A impunidade gerando crueldades
A Constituição Federal incumbiu
o Poder Público de proteger os animais, inclusive, quanto à crueldade. Além
disso, a Lei Maior utiliza a expressão “assegurar a efetividade desse
direito”.
É
curioso que a Constituição Federal impõe
a incumbência ao Poder Público de proteger determinado direito e, ainda,
enfatiza a necessidade de que este assegure sua efetividade. Mesmo com a
ênfase, o Poder Público não tem cumprido a determinação.

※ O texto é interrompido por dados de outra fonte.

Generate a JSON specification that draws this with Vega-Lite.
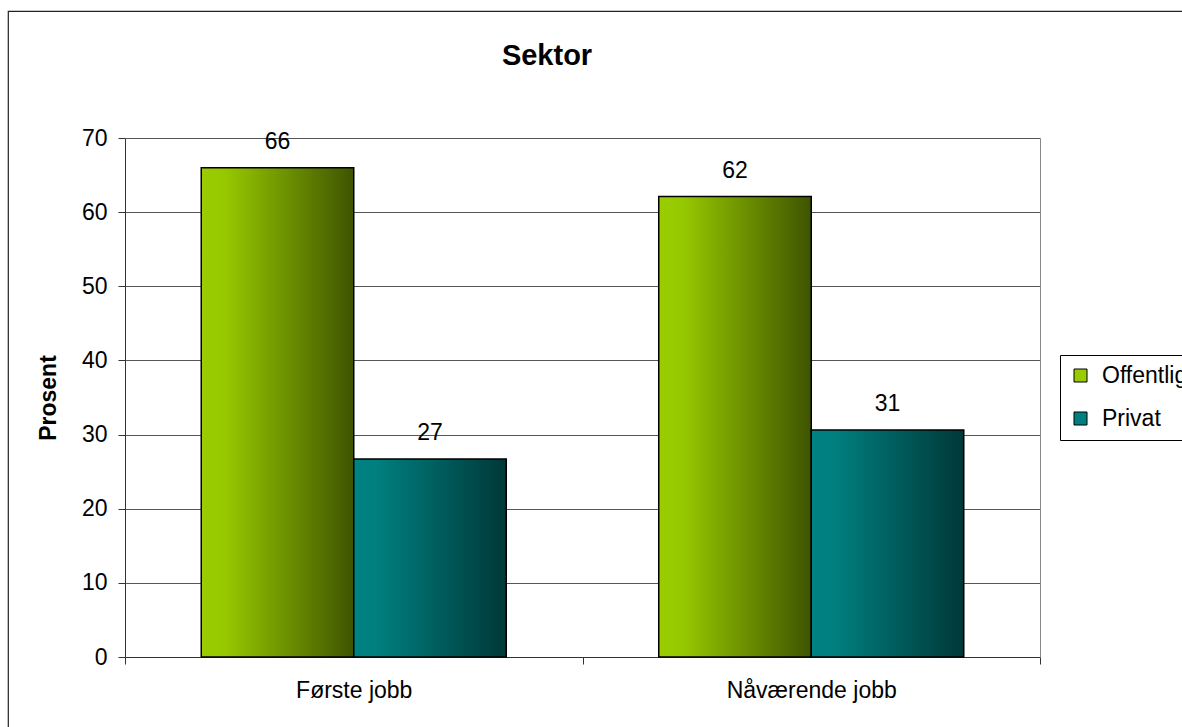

Até o momento, é evidente, não há qualquer eficácia
do Poder Público em proteger os animais, seja quanto às espécies em extinção,
seja quanto ao tráfico de animais silvestres, seja quanto aos atos de
crueldade ou maus-tratos.
Ao se falar de Poder Público e defesa dos direitos
dos animais, tem-se, necessariamente, que se distinguir a atuação do Poder
Judiciário, Poder Executivo e Poder Legislativo, a fim de identificar a razão
da vergonhosa e gritante ineficácia.
Qual seria a parcela de culpa do Poder Judiciário
quanto a este tema? Há certa dificuldade em atribuir responsabilidades ao
Judiciário, quando não há leis que pretendam, de fato, punir os infratores.
Vejamos.
A Lei de Crimes Ambientais (Lei nº. 9.605/98) prevê a pena
de “detenção, de três meses a um ano, e multa” àquele que “praticar
ato de abuso, maus-tratos, ferir ou mutilar animais silvestres, domésticos ou
domesticados, nativos ou exóticos” (art. 32).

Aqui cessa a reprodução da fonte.